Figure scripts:

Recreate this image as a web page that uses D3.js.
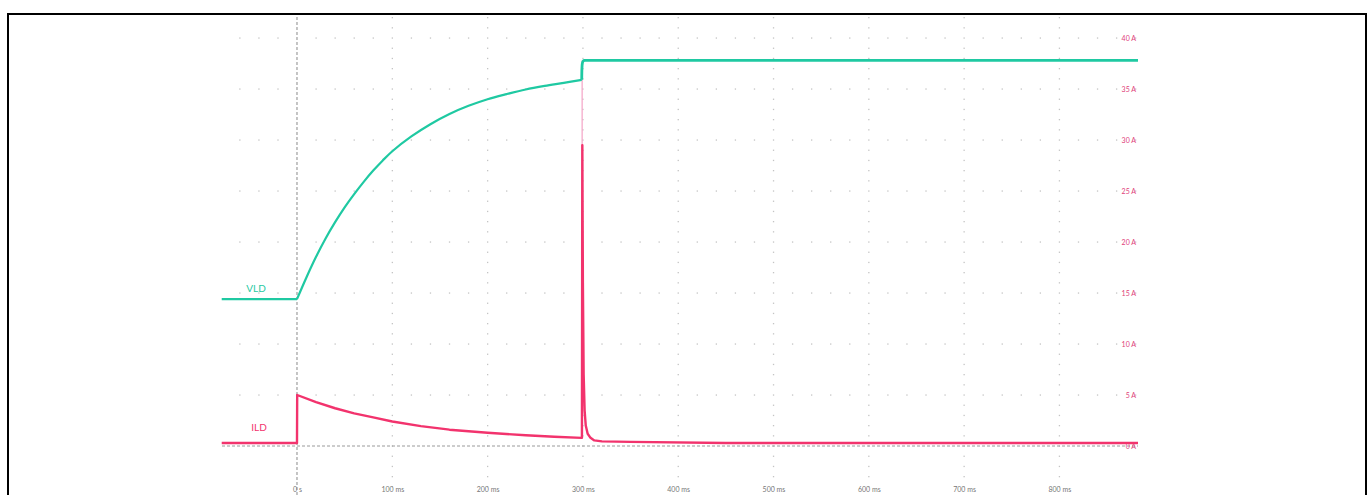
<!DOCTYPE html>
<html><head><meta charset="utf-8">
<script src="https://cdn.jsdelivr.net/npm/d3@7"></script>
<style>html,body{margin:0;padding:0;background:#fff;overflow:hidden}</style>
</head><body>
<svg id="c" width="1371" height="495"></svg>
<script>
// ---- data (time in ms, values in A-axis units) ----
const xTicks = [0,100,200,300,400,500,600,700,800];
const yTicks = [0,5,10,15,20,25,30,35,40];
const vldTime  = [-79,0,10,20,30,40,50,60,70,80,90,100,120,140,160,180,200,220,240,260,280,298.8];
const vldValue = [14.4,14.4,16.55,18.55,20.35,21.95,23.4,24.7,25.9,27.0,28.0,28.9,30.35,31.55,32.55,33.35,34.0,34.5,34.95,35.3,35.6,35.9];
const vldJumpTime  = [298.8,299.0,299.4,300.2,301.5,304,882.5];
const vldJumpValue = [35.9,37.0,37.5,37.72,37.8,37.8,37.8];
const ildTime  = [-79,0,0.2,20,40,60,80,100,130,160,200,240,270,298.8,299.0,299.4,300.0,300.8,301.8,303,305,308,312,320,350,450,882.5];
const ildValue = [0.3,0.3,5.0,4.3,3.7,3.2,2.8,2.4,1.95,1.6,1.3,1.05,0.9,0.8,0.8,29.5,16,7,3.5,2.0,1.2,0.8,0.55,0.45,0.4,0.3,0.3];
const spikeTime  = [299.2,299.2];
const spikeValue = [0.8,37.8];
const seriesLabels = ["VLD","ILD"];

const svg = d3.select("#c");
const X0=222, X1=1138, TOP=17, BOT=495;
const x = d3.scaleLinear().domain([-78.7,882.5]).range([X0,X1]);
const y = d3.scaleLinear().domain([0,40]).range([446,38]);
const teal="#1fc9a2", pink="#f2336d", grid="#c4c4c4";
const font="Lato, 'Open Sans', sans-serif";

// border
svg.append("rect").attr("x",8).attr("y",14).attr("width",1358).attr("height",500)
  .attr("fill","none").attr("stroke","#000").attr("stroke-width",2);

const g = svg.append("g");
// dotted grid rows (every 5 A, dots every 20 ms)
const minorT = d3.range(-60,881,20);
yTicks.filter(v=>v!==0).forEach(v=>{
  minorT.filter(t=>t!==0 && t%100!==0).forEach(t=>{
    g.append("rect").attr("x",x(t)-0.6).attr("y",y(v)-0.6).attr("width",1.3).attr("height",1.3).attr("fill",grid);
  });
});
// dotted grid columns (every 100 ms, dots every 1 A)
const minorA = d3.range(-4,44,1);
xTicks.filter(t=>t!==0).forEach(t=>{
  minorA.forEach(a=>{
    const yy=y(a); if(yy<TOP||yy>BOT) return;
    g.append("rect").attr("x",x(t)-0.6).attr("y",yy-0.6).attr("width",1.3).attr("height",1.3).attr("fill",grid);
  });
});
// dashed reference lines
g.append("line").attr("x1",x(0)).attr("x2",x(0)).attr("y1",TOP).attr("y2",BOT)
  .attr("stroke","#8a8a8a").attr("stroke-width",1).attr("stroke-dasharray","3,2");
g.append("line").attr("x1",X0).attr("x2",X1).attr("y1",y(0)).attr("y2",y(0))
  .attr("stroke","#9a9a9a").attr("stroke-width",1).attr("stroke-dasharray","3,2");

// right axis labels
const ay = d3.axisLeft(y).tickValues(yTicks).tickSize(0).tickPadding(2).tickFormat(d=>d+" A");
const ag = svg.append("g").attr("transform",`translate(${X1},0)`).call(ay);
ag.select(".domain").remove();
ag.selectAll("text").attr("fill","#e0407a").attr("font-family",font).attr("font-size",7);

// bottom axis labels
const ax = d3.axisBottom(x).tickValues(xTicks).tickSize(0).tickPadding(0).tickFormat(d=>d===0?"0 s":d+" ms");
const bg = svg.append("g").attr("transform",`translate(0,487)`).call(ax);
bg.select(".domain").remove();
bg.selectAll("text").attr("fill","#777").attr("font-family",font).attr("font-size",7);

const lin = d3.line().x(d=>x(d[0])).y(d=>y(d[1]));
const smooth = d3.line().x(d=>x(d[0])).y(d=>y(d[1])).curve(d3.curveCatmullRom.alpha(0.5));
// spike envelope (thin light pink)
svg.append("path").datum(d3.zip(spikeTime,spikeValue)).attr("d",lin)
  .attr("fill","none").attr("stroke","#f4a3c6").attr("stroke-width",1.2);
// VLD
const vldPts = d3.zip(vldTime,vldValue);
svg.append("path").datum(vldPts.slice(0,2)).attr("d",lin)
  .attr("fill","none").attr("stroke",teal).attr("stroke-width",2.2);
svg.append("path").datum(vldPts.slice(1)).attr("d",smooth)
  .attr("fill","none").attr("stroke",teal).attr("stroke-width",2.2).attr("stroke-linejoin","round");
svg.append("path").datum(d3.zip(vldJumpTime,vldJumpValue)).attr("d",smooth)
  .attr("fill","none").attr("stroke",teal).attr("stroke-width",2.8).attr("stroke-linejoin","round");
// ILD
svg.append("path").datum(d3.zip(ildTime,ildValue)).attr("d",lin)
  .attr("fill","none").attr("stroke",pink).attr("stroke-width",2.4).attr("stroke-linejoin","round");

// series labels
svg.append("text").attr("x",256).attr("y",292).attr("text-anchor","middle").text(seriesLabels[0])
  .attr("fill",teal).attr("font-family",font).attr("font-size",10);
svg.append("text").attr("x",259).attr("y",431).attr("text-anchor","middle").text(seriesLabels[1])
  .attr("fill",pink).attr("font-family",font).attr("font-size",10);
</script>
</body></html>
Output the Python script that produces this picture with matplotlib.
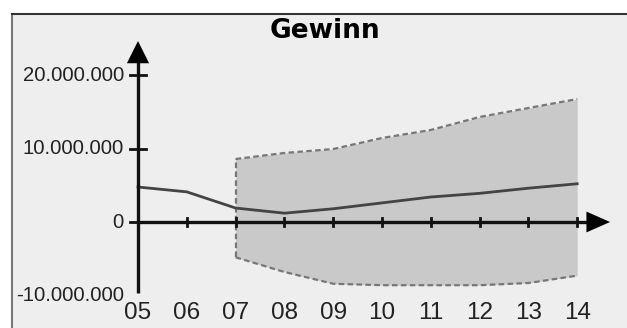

__GOAL OF THE EXERCISE__: Give the entries again without a single change, but with no pictures.

__THE RESULT__:
Recreate this image as a web page that uses D3.js.
<!DOCTYPE html>
<html><head><meta charset="utf-8">
<script src="https://cdn.jsdelivr.net/npm/d3@7"></script>
<style>html,body{margin:0;padding:0;background:#fff;overflow:hidden}</style>
</head><body>
<svg id="c" width="1371" height="495"></svg>
<script>
// ---- data (time in ms, values in A-axis units) ----
const xTicks = [0,100,200,300,400,500,600,700,800];
const yTicks = [0,5,10,15,20,25,30,35,40];
const vldTime  = [-79,0,10,20,30,40,50,60,70,80,90,100,120,140,160,180,200,220,240,260,280,298.8];
const vldValue = [14.4,14.4,16.55,18.55,20.35,21.95,23.4,24.7,25.9,27.0,28.0,28.9,30.35,31.55,32.55,33.35,34.0,34.5,34.95,35.3,35.6,35.9];
const vldJumpTime  = [298.8,299.0,299.4,300.2,301.5,304,882.5];
const vldJumpValue = [35.9,37.0,37.5,37.72,37.8,37.8,37.8];
const ildTime  = [-79,0,0.2,20,40,60,80,100,130,160,200,240,270,298.8,299.0,299.4,300.0,300.8,301.8,303,305,308,312,320,350,450,882.5];
const ildValue = [0.3,0.3,5.0,4.3,3.7,3.2,2.8,2.4,1.95,1.6,1.3,1.05,0.9,0.8,0.8,29.5,16,7,3.5,2.0,1.2,0.8,0.55,0.45,0.4,0.3,0.3];
const spikeTime  = [299.2,299.2];
const spikeValue = [0.8,37.8];
const seriesLabels = ["VLD","ILD"];

const svg = d3.select("#c");
const X0=222, X1=1138, TOP=17, BOT=495;
const x = d3.scaleLinear().domain([-78.7,882.5]).range([X0,X1]);
const y = d3.scaleLinear().domain([0,40]).range([446,38]);
const teal="#1fc9a2", pink="#f2336d", grid="#c4c4c4";
const font="Lato, 'Open Sans', sans-serif";

// border
svg.append("rect").attr("x",8).attr("y",14).attr("width",1358).attr("height",500)
  .attr("fill","none").attr("stroke","#000").attr("stroke-width",2);

const g = svg.append("g");
// dotted grid rows (every 5 A, dots every 20 ms)
const minorT = d3.range(-60,881,20);
yTicks.filter(v=>v!==0).forEach(v=>{
  minorT.filter(t=>t!==0 && t%100!==0).forEach(t=>{
    g.append("rect").attr("x",x(t)-0.6).attr("y",y(v)-0.6).attr("width",1.3).attr("height",1.3).attr("fill",grid);
  });
});
// dotted grid columns (every 100 ms, dots every 1 A)
const minorA = d3.range(-4,44,1);
xTicks.filter(t=>t!==0).forEach(t=>{
  minorA.forEach(a=>{
    const yy=y(a); if(yy<TOP||yy>BOT) return;
    g.append("rect").attr("x",x(t)-0.6).attr("y",yy-0.6).attr("width",1.3).attr("height",1.3).attr("fill",grid);
  });
});
// dashed reference lines
g.append("line").attr("x1",x(0)).attr("x2",x(0)).attr("y1",TOP).attr("y2",BOT)
  .attr("stroke","#8a8a8a").attr("stroke-width",1).attr("stroke-dasharray","3,2");
g.append("line").attr("x1",X0).attr("x2",X1).attr("y1",y(0)).attr("y2",y(0))
  .attr("stroke","#9a9a9a").attr("stroke-width",1).attr("stroke-dasharray","3,2");

// right axis labels
const ay = d3.axisLeft(y).tickValues(yTicks).tickSize(0).tickPadding(2).tickFormat(d=>d+" A");
const ag = svg.append("g").attr("transform",`translate(${X1},0)`).call(ay);
ag.select(".domain").remove();
ag.selectAll("text").attr("fill","#e0407a").attr("font-family",font).attr("font-size",7);

// bottom axis labels
const ax = d3.axisBottom(x).tickValues(xTicks).tickSize(0).tickPadding(0).tickFormat(d=>d===0?"0 s":d+" ms");
const bg = svg.append("g").attr("transform",`translate(0,487)`).call(ax);
bg.select(".domain").remove();
bg.selectAll("text").attr("fill","#777").attr("font-family",font).attr("font-size",7);

const lin = d3.line().x(d=>x(d[0])).y(d=>y(d[1]));
const smooth = d3.line().x(d=>x(d[0])).y(d=>y(d[1])).curve(d3.curveCatmullRom.alpha(0.5));
// spike envelope (thin light pink)
svg.append("path").datum(d3.zip(spikeTime,spikeValue)).attr("d",lin)
  .attr("fill","none").attr("stroke","#f4a3c6").attr("stroke-width",1.2);
// VLD
const vldPts = d3.zip(vldTime,vldValue);
svg.append("path").datum(vldPts.slice(0,2)).attr("d",lin)
  .attr("fill","none").attr("stroke",teal).attr("stroke-width",2.2);
svg.append("path").datum(vldPts.slice(1)).attr("d",smooth)
  .attr("fill","none").attr("stroke",teal).attr("stroke-width",2.2).attr("stroke-linejoin","round");
svg.append("path").datum(d3.zip(vldJumpTime,vldJumpValue)).attr("d",smooth)
  .attr("fill","none").attr("stroke",teal).attr("stroke-width",2.8).attr("stroke-linejoin","round");
// ILD
svg.append("path").datum(d3.zip(ildTime,ildValue)).attr("d",lin)
  .attr("fill","none").attr("stroke",pink).attr("stroke-width",2.4).attr("stroke-linejoin","round");

// series labels
svg.append("text").attr("x",256).attr("y",292).attr("text-anchor","middle").text(seriesLabels[0])
  .attr("fill",teal).attr("font-family",font).attr("font-size",10);
svg.append("text").attr("x",259).attr("y",431).attr("text-anchor","middle").text(seriesLabels[1])
  .attr("fill",pink).attr("font-family",font).attr("font-size",10);
</script>
</body></html>
Output the Python script that produces this picture with matplotlib.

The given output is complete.